The other side of the equation is a “greenfield” migration that recreates the application in a form optimized for the cloud. These applications may serve as the templates for future automated development and deployment, allowing you to design from scratch policies for security, performance, and cost. An obstacle for many companies is the competition for people with the skills required for developing, deploying, maintaining, and enhancing cloud applications.
To address the talent gap, Stephen Orban, head of the enterprise strategy for Amazon Web Services, recommends that companies implement a cloud training and certification program for their IT workers. Orban was interviewed by Computerworld’s Sharon Gaudin at the recent AWS re:Invent conference in Las Vegas. According to Orban, the cloud represents a golden opportunity for anyone working in IT, yet many IT staffers hesitate to expand their cloud skills due to fear of the unknown. The more fluent IT managers are in cloud technology, the faster the migration to cloud services.
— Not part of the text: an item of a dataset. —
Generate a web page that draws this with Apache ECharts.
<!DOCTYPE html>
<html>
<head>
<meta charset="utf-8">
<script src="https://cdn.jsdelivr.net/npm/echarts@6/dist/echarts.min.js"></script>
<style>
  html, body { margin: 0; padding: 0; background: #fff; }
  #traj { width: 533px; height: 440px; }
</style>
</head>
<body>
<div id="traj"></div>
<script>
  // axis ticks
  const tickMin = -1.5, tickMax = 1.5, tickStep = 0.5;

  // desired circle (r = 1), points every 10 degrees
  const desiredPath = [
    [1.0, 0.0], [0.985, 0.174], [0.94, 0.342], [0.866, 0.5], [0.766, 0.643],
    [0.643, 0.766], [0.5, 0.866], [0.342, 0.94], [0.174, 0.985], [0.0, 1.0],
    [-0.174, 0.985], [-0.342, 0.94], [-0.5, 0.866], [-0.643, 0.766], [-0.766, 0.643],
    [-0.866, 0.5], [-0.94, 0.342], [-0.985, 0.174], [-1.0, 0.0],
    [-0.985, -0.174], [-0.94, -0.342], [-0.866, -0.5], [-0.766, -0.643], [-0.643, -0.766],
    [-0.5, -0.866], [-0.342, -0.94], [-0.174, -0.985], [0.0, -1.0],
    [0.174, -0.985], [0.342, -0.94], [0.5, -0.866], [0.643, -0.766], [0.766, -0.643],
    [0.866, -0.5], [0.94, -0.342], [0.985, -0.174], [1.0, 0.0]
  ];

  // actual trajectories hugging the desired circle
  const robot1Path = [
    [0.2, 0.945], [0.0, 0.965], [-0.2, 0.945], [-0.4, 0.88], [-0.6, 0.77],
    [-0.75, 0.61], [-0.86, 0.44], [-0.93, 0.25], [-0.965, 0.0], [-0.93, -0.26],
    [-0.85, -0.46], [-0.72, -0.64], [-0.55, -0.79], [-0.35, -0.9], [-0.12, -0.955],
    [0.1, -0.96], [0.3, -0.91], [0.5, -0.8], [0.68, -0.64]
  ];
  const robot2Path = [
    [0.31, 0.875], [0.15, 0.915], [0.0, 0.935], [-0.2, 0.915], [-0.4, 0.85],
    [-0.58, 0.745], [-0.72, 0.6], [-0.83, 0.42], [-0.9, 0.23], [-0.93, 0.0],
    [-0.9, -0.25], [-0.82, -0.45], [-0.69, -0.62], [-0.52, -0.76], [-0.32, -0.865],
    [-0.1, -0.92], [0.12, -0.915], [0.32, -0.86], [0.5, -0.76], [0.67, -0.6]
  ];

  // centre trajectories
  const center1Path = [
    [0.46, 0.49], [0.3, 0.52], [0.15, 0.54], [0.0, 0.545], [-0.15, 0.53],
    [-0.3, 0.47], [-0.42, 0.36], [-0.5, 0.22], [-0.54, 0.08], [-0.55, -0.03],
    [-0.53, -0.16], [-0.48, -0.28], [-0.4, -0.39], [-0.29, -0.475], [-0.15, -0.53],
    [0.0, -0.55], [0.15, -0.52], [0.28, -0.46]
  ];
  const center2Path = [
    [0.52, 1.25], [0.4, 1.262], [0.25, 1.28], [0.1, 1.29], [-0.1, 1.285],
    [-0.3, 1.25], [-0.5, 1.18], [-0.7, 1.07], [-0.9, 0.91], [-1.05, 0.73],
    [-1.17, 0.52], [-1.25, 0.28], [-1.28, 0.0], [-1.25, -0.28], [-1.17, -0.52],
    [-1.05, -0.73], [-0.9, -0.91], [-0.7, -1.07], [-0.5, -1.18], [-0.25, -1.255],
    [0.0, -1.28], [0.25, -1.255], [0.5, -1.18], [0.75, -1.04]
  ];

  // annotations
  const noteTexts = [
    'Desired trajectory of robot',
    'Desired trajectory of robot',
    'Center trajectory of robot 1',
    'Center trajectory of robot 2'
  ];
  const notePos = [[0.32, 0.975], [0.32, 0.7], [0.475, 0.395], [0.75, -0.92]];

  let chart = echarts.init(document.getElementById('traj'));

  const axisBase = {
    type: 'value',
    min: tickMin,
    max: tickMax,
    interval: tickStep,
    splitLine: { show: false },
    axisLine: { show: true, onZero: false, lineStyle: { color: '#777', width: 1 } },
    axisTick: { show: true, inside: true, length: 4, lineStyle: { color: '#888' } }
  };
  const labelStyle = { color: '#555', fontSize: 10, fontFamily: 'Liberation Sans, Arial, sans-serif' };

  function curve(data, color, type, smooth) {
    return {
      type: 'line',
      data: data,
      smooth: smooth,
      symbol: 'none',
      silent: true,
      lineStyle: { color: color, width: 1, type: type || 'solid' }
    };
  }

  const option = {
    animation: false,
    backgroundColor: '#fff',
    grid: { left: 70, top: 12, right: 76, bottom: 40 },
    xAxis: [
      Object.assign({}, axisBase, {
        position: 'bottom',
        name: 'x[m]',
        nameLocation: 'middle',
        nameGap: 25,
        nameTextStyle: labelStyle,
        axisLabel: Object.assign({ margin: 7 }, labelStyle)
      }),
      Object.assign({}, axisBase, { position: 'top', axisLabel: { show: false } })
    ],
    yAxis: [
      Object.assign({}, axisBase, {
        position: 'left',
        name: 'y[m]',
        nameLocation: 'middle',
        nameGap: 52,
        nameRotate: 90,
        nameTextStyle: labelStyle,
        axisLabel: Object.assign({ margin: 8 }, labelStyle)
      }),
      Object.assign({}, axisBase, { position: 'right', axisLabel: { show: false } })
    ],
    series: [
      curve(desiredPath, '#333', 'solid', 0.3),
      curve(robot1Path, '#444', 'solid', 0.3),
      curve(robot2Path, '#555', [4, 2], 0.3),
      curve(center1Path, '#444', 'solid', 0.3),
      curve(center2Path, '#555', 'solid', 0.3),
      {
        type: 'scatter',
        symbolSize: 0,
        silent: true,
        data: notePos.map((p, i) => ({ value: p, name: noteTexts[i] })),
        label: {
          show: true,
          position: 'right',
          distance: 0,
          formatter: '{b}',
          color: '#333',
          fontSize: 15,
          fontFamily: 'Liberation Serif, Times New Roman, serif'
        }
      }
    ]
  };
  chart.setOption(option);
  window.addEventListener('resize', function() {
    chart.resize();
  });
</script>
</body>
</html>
Cloud Migration Is Now Seen as ‘Table Stakes,’ Not a Business Differentiator
It has reached the point where any business without a cloud operation is playing catch-up with the competition. That’s the conclusion of VMware chief technology officer Chris Wolf in a December 5, 2016, post entitled “The Third Industrial Revolution: 2017 and Beyond.” The IT executives Wolf meets with agree that adopting an agile, programmatic infrastructure is now one of the costs of doing business, or “table stakes,” rather than a way to distinguish your firm from the competition.
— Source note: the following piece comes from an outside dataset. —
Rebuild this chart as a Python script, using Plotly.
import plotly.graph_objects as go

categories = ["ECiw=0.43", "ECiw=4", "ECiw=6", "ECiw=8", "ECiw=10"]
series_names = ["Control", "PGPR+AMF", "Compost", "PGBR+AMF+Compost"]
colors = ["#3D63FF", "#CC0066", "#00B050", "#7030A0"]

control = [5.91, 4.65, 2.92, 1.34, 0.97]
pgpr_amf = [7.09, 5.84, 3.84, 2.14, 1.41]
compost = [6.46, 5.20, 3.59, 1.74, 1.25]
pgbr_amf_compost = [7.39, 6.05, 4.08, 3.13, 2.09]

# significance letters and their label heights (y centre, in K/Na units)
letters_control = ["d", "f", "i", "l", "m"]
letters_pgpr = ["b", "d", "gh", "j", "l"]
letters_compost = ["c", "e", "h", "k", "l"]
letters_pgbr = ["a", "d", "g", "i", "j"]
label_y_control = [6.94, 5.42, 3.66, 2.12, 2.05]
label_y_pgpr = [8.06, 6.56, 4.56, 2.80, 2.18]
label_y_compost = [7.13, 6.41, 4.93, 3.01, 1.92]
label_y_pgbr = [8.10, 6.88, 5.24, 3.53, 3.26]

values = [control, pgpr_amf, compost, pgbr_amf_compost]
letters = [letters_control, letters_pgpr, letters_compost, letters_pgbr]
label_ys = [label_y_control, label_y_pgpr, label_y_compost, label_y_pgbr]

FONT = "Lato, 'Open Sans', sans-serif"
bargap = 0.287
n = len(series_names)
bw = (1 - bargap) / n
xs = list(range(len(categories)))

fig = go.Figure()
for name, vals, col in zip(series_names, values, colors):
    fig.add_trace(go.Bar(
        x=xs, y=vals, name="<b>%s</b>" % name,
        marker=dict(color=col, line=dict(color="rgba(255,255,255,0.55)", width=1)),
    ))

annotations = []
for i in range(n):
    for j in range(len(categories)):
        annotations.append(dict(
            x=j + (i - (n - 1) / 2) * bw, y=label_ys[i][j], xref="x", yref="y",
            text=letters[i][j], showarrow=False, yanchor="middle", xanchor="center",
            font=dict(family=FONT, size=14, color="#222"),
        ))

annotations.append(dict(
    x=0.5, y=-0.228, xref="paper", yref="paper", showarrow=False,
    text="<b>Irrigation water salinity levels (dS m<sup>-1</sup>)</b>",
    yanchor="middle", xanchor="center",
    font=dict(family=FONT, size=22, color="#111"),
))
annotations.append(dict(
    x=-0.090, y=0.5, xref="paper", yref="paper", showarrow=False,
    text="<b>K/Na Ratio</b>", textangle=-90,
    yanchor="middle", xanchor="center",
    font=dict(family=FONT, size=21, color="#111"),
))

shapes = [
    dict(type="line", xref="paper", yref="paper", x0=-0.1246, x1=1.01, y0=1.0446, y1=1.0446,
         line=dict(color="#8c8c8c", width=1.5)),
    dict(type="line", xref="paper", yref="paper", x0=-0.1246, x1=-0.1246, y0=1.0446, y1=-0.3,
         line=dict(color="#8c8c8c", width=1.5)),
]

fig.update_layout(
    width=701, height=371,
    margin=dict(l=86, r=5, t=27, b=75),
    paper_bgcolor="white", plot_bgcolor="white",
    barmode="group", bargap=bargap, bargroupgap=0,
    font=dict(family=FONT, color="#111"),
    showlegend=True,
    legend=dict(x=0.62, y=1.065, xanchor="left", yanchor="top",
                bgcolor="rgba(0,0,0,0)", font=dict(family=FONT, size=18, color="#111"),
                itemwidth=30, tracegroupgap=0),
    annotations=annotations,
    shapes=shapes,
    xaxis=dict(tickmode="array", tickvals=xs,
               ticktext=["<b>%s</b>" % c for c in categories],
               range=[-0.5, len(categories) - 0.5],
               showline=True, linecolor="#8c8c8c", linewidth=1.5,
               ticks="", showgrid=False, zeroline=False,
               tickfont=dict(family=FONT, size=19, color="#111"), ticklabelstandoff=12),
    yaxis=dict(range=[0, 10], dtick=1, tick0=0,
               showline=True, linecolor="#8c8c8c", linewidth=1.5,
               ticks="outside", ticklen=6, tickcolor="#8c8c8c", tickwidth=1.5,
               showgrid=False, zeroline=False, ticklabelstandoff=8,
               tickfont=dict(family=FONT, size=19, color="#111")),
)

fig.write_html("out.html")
Wolf believes we are on the verge of a new era in networking and security that decouples workload security from an arbitrary IP address that is a nightmare to manage when an app is moved or redeployed, to a unique global identifier, such as the app name, so the “security context” follows the application automatically. A big part of making programmatic infrastructures practical in the short run is accommodation for legacy systems, which will be able to share and benefit from the “globally consistent” operational layer. The same management and processes are applied for security, auditing, and performance regardless of where the application runs.
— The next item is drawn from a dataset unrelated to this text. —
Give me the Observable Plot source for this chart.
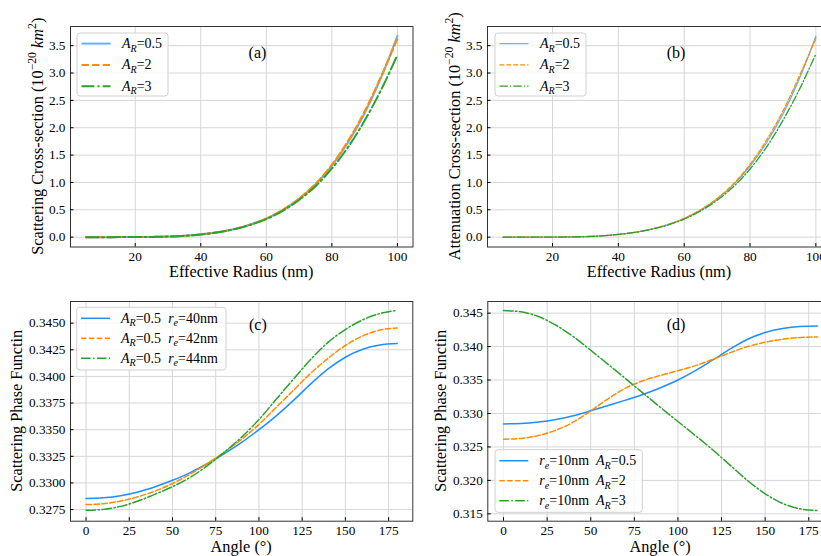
<!DOCTYPE html>
<html><head><meta charset="utf-8">
<script src="https://cdn.jsdelivr.net/npm/d3@7"></script>
<script src="https://cdn.jsdelivr.net/npm/@observablehq/plot@0.6"></script>
<style>
body{margin:0;background:#fff;}
#fig{position:relative;width:821px;height:556px;overflow:hidden;background:#fff;}
#fig svg{position:absolute;overflow:visible;background:transparent;}
#fig svg, #fig svg text, #fig svg tspan{font-family:"Liberation Serif","Times New Roman",serif !important;}
</style></head><body><div id="fig"></div>
<script>
// ---------- data ----------
const radius = [5,10,15,20,25,30,35,40,45,50,55,60,65,70,75,80,85,90,95,100];
const scatA05 = [0,0.0001,0.0005,0.0015,0.004,0.010,0.024,0.050,0.088,0.145,0.228,0.340,0.495,0.700,0.965,1.305,1.735,2.265,2.915,3.680];
const scatA2  = [0,0.0001,0.0005,0.0015,0.004,0.010,0.024,0.050,0.088,0.145,0.229,0.342,0.500,0.708,0.975,1.325,1.765,2.300,2.935,3.625];
const scatA3  = [0,0.0001,0.0005,0.0015,0.004,0.010,0.024,0.049,0.086,0.142,0.222,0.330,0.482,0.680,0.930,1.255,1.650,2.130,2.690,3.330];
const attA05  = [0,0.0001,0.0005,0.0015,0.004,0.010,0.024,0.050,0.088,0.145,0.228,0.340,0.493,0.697,0.960,1.300,1.725,2.250,2.900,3.670];
const attA2   = [0,0.0001,0.0005,0.0015,0.004,0.010,0.024,0.050,0.088,0.145,0.229,0.342,0.500,0.708,0.975,1.330,1.770,2.305,2.945,3.630];
const attA3   = [0,0.0001,0.0005,0.0015,0.004,0.010,0.024,0.049,0.086,0.142,0.222,0.330,0.480,0.675,0.925,1.245,1.645,2.135,2.700,3.350];

const angle = [0,10,20,30,40,50,60,70,80,90,100,110,120,130,140,150,160,170,180];
const phaseRe40 = [0.32853,0.32860,0.32880,0.32915,0.32965,0.33025,0.33095,0.33180,0.33275,0.33380,0.33500,0.33630,0.33775,0.33930,0.34070,0.34180,0.34255,0.34295,0.34308];
const phaseRe42 = [0.32797,0.32805,0.32830,0.32870,0.32925,0.32995,0.33080,0.33180,0.33290,0.33410,0.33550,0.33710,0.33870,0.34030,0.34170,0.34290,0.34380,0.34435,0.34455];
const phaseRe44 = [0.32744,0.32752,0.32780,0.32830,0.32895,0.32965,0.33050,0.33160,0.33290,0.33430,0.33595,0.33785,0.33975,0.34160,0.34320,0.34440,0.34530,0.34590,0.34620];
const phaseAR05 = [0.32844,0.32850,0.32872,0.32910,0.32965,0.33040,0.33120,0.33200,0.33285,0.33385,0.33500,0.33640,0.33800,0.33965,0.34110,0.34210,0.34270,0.34300,0.34308];
const phaseAR2  = [0.32616,0.32628,0.32670,0.32750,0.32870,0.33040,0.33220,0.33380,0.33490,0.33570,0.33640,0.33715,0.33810,0.33910,0.34000,0.34065,0.34110,0.34135,0.34143];
const phaseAR3  = [0.34540,0.34520,0.34450,0.34320,0.34150,0.33945,0.33735,0.33520,0.33305,0.33090,0.32880,0.32670,0.32455,0.32225,0.31995,0.31800,0.31655,0.31575,0.31549];

const radiusTicks = [20,40,60,80,100];
const crossTicks = [0,0.5,1,1.5,2,2.5,3,3.5];
const angleTicks = [0,25,50,75,100,125,150,175];
const phaseCTicks = [0.3275,0.33,0.3325,0.335,0.3375,0.34,0.3425,0.345];
const phaseDTicks = [0.315,0.32,0.325,0.33,0.335,0.34,0.345];

const colorsAB = ["#64b0ff","#ff8c00","#2ca02c"];
const colorsCD = ["#1e8fff","#ff8c00","#2ca02c"];
const FONT = '"Liberation Serif","Times New Roman",serif';
const TITLE_FS = 16.3, LEG_FS = 14;

// ---------- helpers ----------
function rich(sel, parts, fs) {
  let shift = 0;
  for (const p of parts) {
    const target = p.sup ? -0.42*fs : p.sub ? 0.25*fs : 0;
    const ts = sel.append("tspan").text(p.t).attr("dy", target - shift);
    if (p.sup || p.sub) ts.attr("font-size", 0.72*fs);
    if (p.it) ts.attr("font-style","italic");
    shift = target;
  }
}

const fig = d3.select("#fig");

function panel(c) {
  const marks = [
    Plot.gridX(c.xTicks, {stroke:"#d6d6d6", strokeOpacity:1, strokeWidth:1}),
    Plot.gridY(c.yTicks, {stroke:"#d6d6d6", strokeOpacity:1, strokeWidth:1}),
    ...c.series.map((s,i) => Plot.line(c.xs.map((x,j)=>({x, y:s.values[j]})), {
      x:"x", y:"y", stroke:c.colors[i], strokeWidth:c.lw, strokeDasharray:c.dashes[i], curve:"monotone-x"
    })),
    Plot.frame({stroke:"#333", strokeWidth:1}),
    Plot.axisX(c.xTicks, {tickSize:-3.5, tickPadding:8, label:null, fontSize:13.3}),
    Plot.axisY(c.yTicks, {tickSize:-3.5, tickPadding:8.5, label:null, tickFormat:d3.format(c.yFormat), fontSize:13.3}),
    Plot.text([c.tag], {x:c.tagX, y:c.tagY, text:d=>d, fontSize:16})
  ];
  const svg = Plot.plot({
    width:c.width, height:c.height,
    marginLeft:c.mL, marginRight:c.mR, marginTop:c.mT, marginBottom:c.mB,
    x:{domain:c.xDomain, label:null}, y:{domain:c.yDomain, label:null},
    style:{fontFamily:FONT, fontSize:"13.3px", color:"#000", background:"transparent", overflow:"visible"},
    marks
  });
  fig.node().appendChild(svg);
  const s = d3.select(svg).style("left", c.left+"px").style("top", c.top+"px").attr("font-family", FONT);
  const fx0 = c.mL, fx1 = c.width - c.mR, fy0 = c.mT, fy1 = c.height - c.mB;
  // x label
  const xl = s.append("text").attr("x",(fx0+fx1)/2).attr("y",fy1+c.xLabelOff)
    .attr("text-anchor","middle").attr("font-size",TITLE_FS).attr("fill","#000");
  rich(xl, c.xLabel, TITLE_FS);
  // y label
  const yl = s.append("text").attr("transform",`translate(${fx0 - c.yLabelOff},${(fy0+fy1)/2}) rotate(-90)`)
    .attr("text-anchor","middle").attr("font-size",TITLE_FS).attr("fill","#000");
  rich(yl, c.yLabel, TITLE_FS);
  // legend
  const L = c.legend;
  const bx = fx0 + L.dx, by = L.bottom ? fy1 - L.dy - L.h : fy0 + L.dy;
  const g = s.append("g");
  g.append("rect").attr("x",bx).attr("y",by).attr("width",L.w).attr("height",L.h).attr("rx",3)
    .attr("fill","#fff").attr("fill-opacity",0.8).attr("stroke","#d0d0d0").attr("stroke-width",1);
  c.series.forEach((sr,i) => {
    const yy = by + L.row0 + i*L.rowGap;
    g.append("line").attr("x1",bx+L.lx0).attr("x2",bx+L.lx1).attr("y1",yy).attr("y2",yy)
      .attr("stroke",c.colors[i]).attr("stroke-width",c.lw).attr("stroke-dasharray",c.dashes[i]||null);
    const t = g.append("text").attr("x",bx+L.tx).attr("y",yy+4.5).attr("text-anchor","start")
      .attr("font-size",LEG_FS).attr("fill","#000");
    rich(t, sr.label, LEG_FS);
  });
}

const AR = v => [{t:"A",it:true},{t:"R",it:true,sub:true},{t:"="+v}];
const RE = v => [{t:"r",it:true},{t:"e",it:true,sub:true},{t:"="+v}];
const sp = {t:"\u00a0\u00a0"};

const crossLegend = {dx:7, dy:7, w:91, h:63, row0:10.6, rowGap:21.3, lx0:4.5, lx1:33.5, tx:45, bottom:false};

panel({left:0, top:0, width:420, height:278, mL:70, mR:7.5, mT:26, mB:31.5,
  xDomain:[0.25,104.75], yDomain:[-0.18,3.85], xTicks:radiusTicks, yTicks:crossTicks, yFormat:".1f",
  xs:radius, colors:colorsAB, lw:2, dashes:[null,"7.4,3.2","12.8,3.2,2,3.2"],
  series:[{values:scatA05,label:AR("0.5")},{values:scatA2,label:AR("2")},{values:scatA3,label:AR("3")}],
  tag:"(a)", tagX:57.3, tagY:3.37,
  xLabel:[{t:"Effective Radius (nm)"}], xLabelOff:30.8,
  yLabel:[{t:"Scattering Cross-section (10"},{t:"\u221220",sup:true},{t:"\u00a0"},{t:"km",it:true},{t:"2",sup:true},{t:")"}], yLabelOff:27,
  legend:crossLegend});

panel({left:410, top:0, width:430, height:278, mL:77, mR:9, mT:26, mB:31.5,
  xDomain:[0.25,104.75], yDomain:[-0.18,3.85], xTicks:radiusTicks, yTicks:crossTicks, yFormat:".1f",
  xs:radius, colors:colorsAB, lw:1.3, dashes:[null,"4.8,2.1","8.3,2.1,1.3,2.1"],
  series:[{values:attA05,label:AR("0.5")},{values:attA2,label:AR("2")},{values:attA3,label:AR("3")}],
  tag:"(b)", tagX:57.5, tagY:3.37,
  xLabel:[{t:"Effective Radius (nm)"}], xLabelOff:30.8,
  yLabel:[{t:"Attenuation Cross-section (10"},{t:"\u221220",sup:true},{t:"\u00a0"},{t:"km",it:true},{t:"2",sup:true},{t:")"}], yLabelOff:27,
  legend:{...crossLegend, dx:8}});

panel({left:0, top:278, width:420, height:278, mL:70, mR:7.7, mT:23, mB:35.3,
  xDomain:[-9,189], yDomain:[0.32641,0.34703], xTicks:angleTicks, yTicks:phaseCTicks, yFormat:".4f",
  xs:angle, colors:colorsCD, lw:1.5, dashes:[null,"5.5,2.4","9.6,2.4,1.5,2.4"],
  series:[{values:phaseRe40,label:[...AR("0.5"),sp,...RE("40nm")]},{values:phaseRe42,label:[...AR("0.5"),sp,...RE("42nm")]},{values:phaseRe44,label:[...AR("0.5"),sp,...RE("44nm")]}],
  tag:"(c)", tagX:99.4, tagY:0.34485,
  xLabel:[{t:"Angle (\u00b0)"}], xLabelOff:31.3,
  yLabel:[{t:"Scattering Phase Functin"}], yLabelOff:48.5,
  legend:{dx:6.7, dy:6.3, w:149.3, h:62.7, row0:11, rowGap:20, lx0:4.3, lx1:33.3, tx:44.3, bottom:false}});

panel({left:410, top:278, width:430, height:278, mL:77.3, mR:7.3, mT:23, mB:35.3,
  xDomain:[-9,189], yDomain:[0.3139,0.34674], xTicks:angleTicks, yTicks:phaseDTicks, yFormat:".3f",
  xs:angle, colors:colorsCD, lw:1.5, dashes:[null,"5.5,2.4","9.6,2.4,1.5,2.4"],
  series:[{values:phaseAR05,label:[...RE("10nm"),sp,...AR("0.5")]},{values:phaseAR2,label:[...RE("10nm"),sp,...AR("2")]},{values:phaseAR3,label:[...RE("10nm"),sp,...AR("3")]}],
  tag:"(d)", tagX:98.9, tagY:0.34327,
  xLabel:[{t:"Angle (\u00b0)"}], xLabelOff:31.3,
  yLabel:[{t:"Scattering Phase Functin"}], yLabelOff:41.5,
  legend:{dx:7.7, dy:8.4, w:147.3, h:62.6, row0:11, rowGap:20, lx0:4.3, lx1:33.3, tx:44.3, bottom:true}});
</script></body></html>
Cloud-Migration Plans: Shorter, Heavier on Details
How the “cloud conversation” has evolved in recent years was one of the trends noted by Computerweekly’s Carolyn Donnelly following Amazon’s recent re:Invent show. In a December 9, 2016, article, Donnelly states that enterprises no longer devise cloud-migration strategies extending two or more years into the future. Today, the migration plans span no more than 18 months, and often as few as 11 months. More importantly, the plans are much more specific these days, which indicates the person doing the planning intends to do the plan implementation as well rather than leaving the hands-on work to their successor.
Another recent trend sees companies making the cloud transition in two parallel tracks: Some apps are still being lifted and shifted to a bare-metal infrastructure as a service (IaaS) so they can realize cloud resource efficiencies in the short term; while other apps are being rebuilt as cloud-native to make them as agile as possible to develop, deploy, and maintain.
It’s as if the cloud seeds that were planted years ago in the form of one-off applications intended as a proof of concept are now blooming into full gardens that will be the foundation of the organization’s digital transformation. Lift and shift still plays a role in the migration process, but that role is likely to wane as application “lifecycles” are replaced by the cloud’s continuous-deployment model.